▶ **Work instructions**
Write the listing below out again exactly, dropping the images.

▶ **Given information**
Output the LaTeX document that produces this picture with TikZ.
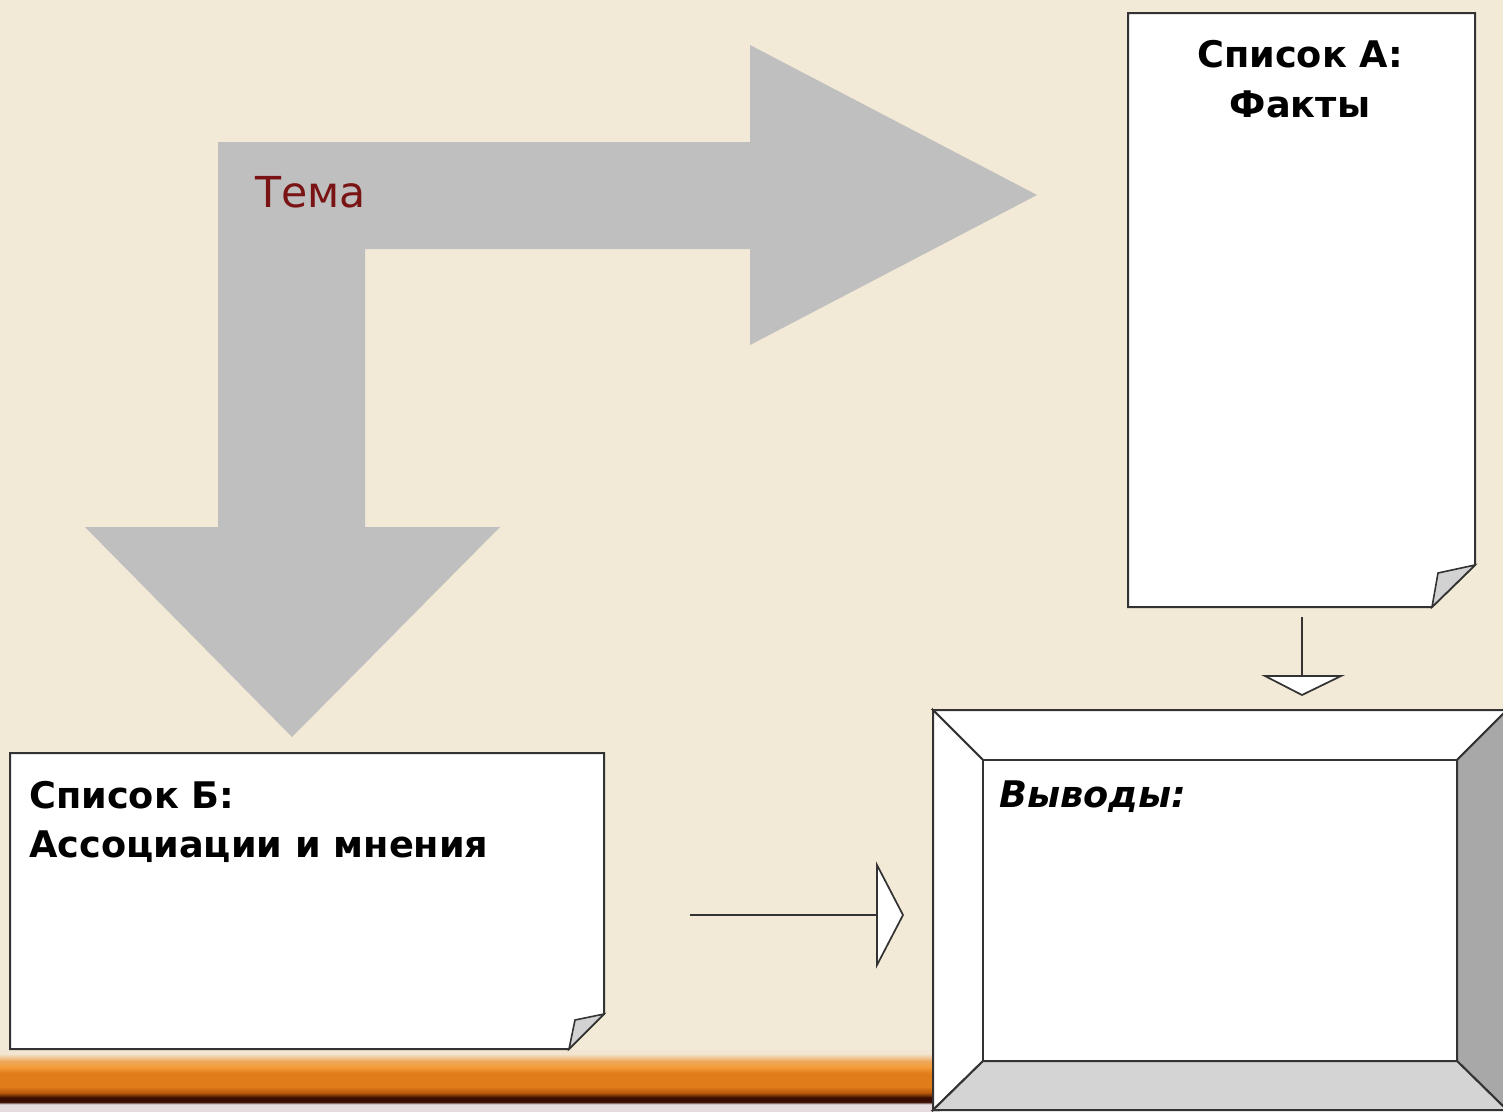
\documentclass[tikz,border=0pt]{standalone}
\usepackage{fontspec}
\setmainfont{DejaVu Sans}
\usetikzlibrary{calc}
\definecolor{parch}{HTML}{F2E9D6}
\definecolor{arrowgray}{HTML}{BFBFBF}
\definecolor{edge}{HTML}{333333}
\definecolor{flap}{HTML}{D2D2D2}
\definecolor{bevright}{HTML}{A8A8A8}
\definecolor{bevbottom}{HTML}{D4D4D4}
\definecolor{temared}{HTML}{7A1414}
\definecolor{orA}{HTML}{F2E6D2}
\definecolor{orAB}{HTML}{EDA85C}
\definecolor{orB}{HTML}{F59C38}
\definecolor{orC}{HTML}{E07C1A}
\definecolor{orD}{HTML}{B85A0C}
\definecolor{orE}{HTML}{3A0C02}
\definecolor{orF}{HTML}{E6DCE0}
\pgfdeclareverticalshading{woodbar}{100bp}{
  color(0bp)=(orF); color(30.5bp)=(orF); color(32.5bp)=(orE); color(36bp)=(orE);
  color(40bp)=(orD); color(45bp)=(orC); color(56bp)=(orC); color(61bp)=(orB);
  color(66bp)=(orAB); color(72bp)=(orA); color(100bp)=(orA)}
\tikzset{
  outline/.style={draw=edge, line width=1.5pt, line join=miter},
  paper/.style={outline, fill=white},
  flapstyle/.style={outline, line width=1.2pt, fill=flap},
  hollowhead/.style={draw=edge, line width=1.3pt, fill=white, line join=miter},
  shaft/.style={draw=edge, line width=1.6pt},
  boxtext/.style={font=\fontsize{27.5pt}{36pt}\selectfont\bfseries, inner sep=0pt, text=black},
}
\begin{document}
\begin{tikzpicture}[x=0.75pt, y=-0.75pt]
\useasboundingbox (0,0) rectangle (1503,1111);
\clip (0,0) rectangle (1503,1111);
% background
\fill[parch] (0,0) rectangle (1503,1111);
% wooden bar
\shade[shading=woodbar] (0,1050) rectangle (940,1111);
% big bent arrow
\fill[arrowgray] (218,142) -- (750,142) -- (750,45) -- (1037,195) -- (750,345)
  -- (750,249) -- (365,249) -- (365,527) -- (500,527) -- (292,737) -- (85,527)
  -- (218,527) -- cycle;
\node[anchor=base west, inner sep=0pt, text=temared, font=\fontsize{32pt}{38pt}\selectfont] (tema) at (255,207) {Тема};
% list A
\path[paper] (1128,13) -- (1475,13) -- (1475,565) -- (1432,607) -- (1128,607) -- cycle;
\path[flapstyle] (1475,565) -- (1438,573) -- (1432,607) -- cycle;
\node[boxtext, anchor=base] (listA) at (1300,67) {Список А:};
\node[boxtext, anchor=base] (listAb) at (1300,117) {Факты};
% list B
\path[paper] (10,753) -- (604,753) -- (604,1014) -- (569,1049) -- (10,1049) -- cycle;
\path[flapstyle] (604,1014) -- (575,1020) -- (569,1049) -- cycle;
\node[boxtext, anchor=base west] (listB) at (29,808) {Список Б:};
\node[boxtext, anchor=base west] (listBb) at (29,857) {Ассоциации и мнения};
% conclusions bevel box
\coordinate (oTL) at (933,710); \coordinate (oTR) at (1507,710);
\coordinate (oBL) at (933,1110); \coordinate (oBR) at (1507,1110);
\coordinate (iTL) at (983,760); \coordinate (iTR) at (1457,760);
\coordinate (iBL) at (983,1061); \coordinate (iBR) at (1457,1061);
\path[outline, fill=white] (oTL) -- (oTR) -- (iTR) -- (iTL) -- cycle;
\path[outline, fill=white] (oTL) -- (iTL) -- (iBL) -- (oBL) -- cycle;
\path[outline, fill=bevright] (oTR) -- (oBR) -- (iBR) -- (iTR) -- cycle;
\path[outline, fill=bevbottom] (oBL) -- (iBL) -- (iBR) -- (oBR) -- cycle;
\path[outline, fill=white] (iTL) rectangle (iBR);
\node[boxtext, anchor=base west, font=\fontsize{27.5pt}{36pt}\selectfont\bfseries\itshape] (concl) at (999,807) {Выводы:};
% arrow from list A down
\coordinate (aS) at (1302,617); \coordinate (aE) at (1302,676);
\draw[shaft] (aS) -- (aE);
\path[hollowhead] (1265,676) -- (1341,676) -- (1302,695) -- cycle;
% arrow from list B right
\coordinate (bS) at (690,915); \coordinate (bE) at (877,915);
\draw[shaft] (bS) -- (bE);
\path[hollowhead] (877,865) -- (903,915) -- (877,965) -- cycle;
\end{tikzpicture}
\end{document}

▶ **Response to the exercise**
Output the LaTeX document that produces this picture with TikZ.
\documentclass[tikz,border=0pt]{standalone}
\usepackage{fontspec}
\setmainfont{DejaVu Sans}
\usetikzlibrary{calc}
\definecolor{parch}{HTML}{F2E9D6}
\definecolor{arrowgray}{HTML}{BFBFBF}
\definecolor{edge}{HTML}{333333}
\definecolor{flap}{HTML}{D2D2D2}
\definecolor{bevright}{HTML}{A8A8A8}
\definecolor{bevbottom}{HTML}{D4D4D4}
\definecolor{temared}{HTML}{7A1414}
\definecolor{orA}{HTML}{F2E6D2}
\definecolor{orAB}{HTML}{EDA85C}
\definecolor{orB}{HTML}{F59C38}
\definecolor{orC}{HTML}{E07C1A}
\definecolor{orD}{HTML}{B85A0C}
\definecolor{orE}{HTML}{3A0C02}
\definecolor{orF}{HTML}{E6DCE0}
\pgfdeclareverticalshading{woodbar}{100bp}{
  color(0bp)=(orF); color(30.5bp)=(orF); color(32.5bp)=(orE); color(36bp)=(orE);
  color(40bp)=(orD); color(45bp)=(orC); color(56bp)=(orC); color(61bp)=(orB);
  color(66bp)=(orAB); color(72bp)=(orA); color(100bp)=(orA)}
\tikzset{
  outline/.style={draw=edge, line width=1.5pt, line join=miter},
  paper/.style={outline, fill=white},
  flapstyle/.style={outline, line width=1.2pt, fill=flap},
  hollowhead/.style={draw=edge, line width=1.3pt, fill=white, line join=miter},
  shaft/.style={draw=edge, line width=1.6pt},
  boxtext/.style={font=\fontsize{27.5pt}{36pt}\selectfont\bfseries, inner sep=0pt, text=black},
}
\begin{document}
\begin{tikzpicture}[x=0.75pt, y=-0.75pt]
\useasboundingbox (0,0) rectangle (1503,1111);
\clip (0,0) rectangle (1503,1111);
% background
\fill[parch] (0,0) rectangle (1503,1111);
% wooden bar
\shade[shading=woodbar] (0,1050) rectangle (940,1111);
% big bent arrow
\fill[arrowgray] (218,142) -- (750,142) -- (750,45) -- (1037,195) -- (750,345)
  -- (750,249) -- (365,249) -- (365,527) -- (500,527) -- (292,737) -- (85,527)
  -- (218,527) -- cycle;
\node[anchor=base west, inner sep=0pt, text=temared, font=\fontsize{32pt}{38pt}\selectfont] (tema) at (255,207) {Тема};
% list A
\path[paper] (1128,13) -- (1475,13) -- (1475,565) -- (1432,607) -- (1128,607) -- cycle;
\path[flapstyle] (1475,565) -- (1438,573) -- (1432,607) -- cycle;
\node[boxtext, anchor=base] (listA) at (1300,67) {Список А:};
\node[boxtext, anchor=base] (listAb) at (1300,117) {Факты};
% list B
\path[paper] (10,753) -- (604,753) -- (604,1014) -- (569,1049) -- (10,1049) -- cycle;
\path[flapstyle] (604,1014) -- (575,1020) -- (569,1049) -- cycle;
\node[boxtext, anchor=base west] (listB) at (29,808) {Список Б:};
\node[boxtext, anchor=base west] (listBb) at (29,857) {Ассоциации и мнения};
% conclusions bevel box
\coordinate (oTL) at (933,710); \coordinate (oTR) at (1507,710);
\coordinate (oBL) at (933,1110); \coordinate (oBR) at (1507,1110);
\coordinate (iTL) at (983,760); \coordinate (iTR) at (1457,760);
\coordinate (iBL) at (983,1061); \coordinate (iBR) at (1457,1061);
\path[outline, fill=white] (oTL) -- (oTR) -- (iTR) -- (iTL) -- cycle;
\path[outline, fill=white] (oTL) -- (iTL) -- (iBL) -- (oBL) -- cycle;
\path[outline, fill=bevright] (oTR) -- (oBR) -- (iBR) -- (iTR) -- cycle;
\path[outline, fill=bevbottom] (oBL) -- (iBL) -- (iBR) -- (oBR) -- cycle;
\path[outline, fill=white] (iTL) rectangle (iBR);
\node[boxtext, anchor=base west, font=\fontsize{27.5pt}{36pt}\selectfont\bfseries\itshape] (concl) at (999,807) {Выводы:};
% arrow from list A down
\coordinate (aS) at (1302,617); \coordinate (aE) at (1302,676);
\draw[shaft] (aS) -- (aE);
\path[hollowhead] (1265,676) -- (1341,676) -- (1302,695) -- cycle;
% arrow from list B right
\coordinate (bS) at (690,915); \coordinate (bE) at (877,915);
\draw[shaft] (bS) -- (bE);
\path[hollowhead] (877,865) -- (903,915) -- (877,965) -- cycle;
\end{tikzpicture}
\end{document}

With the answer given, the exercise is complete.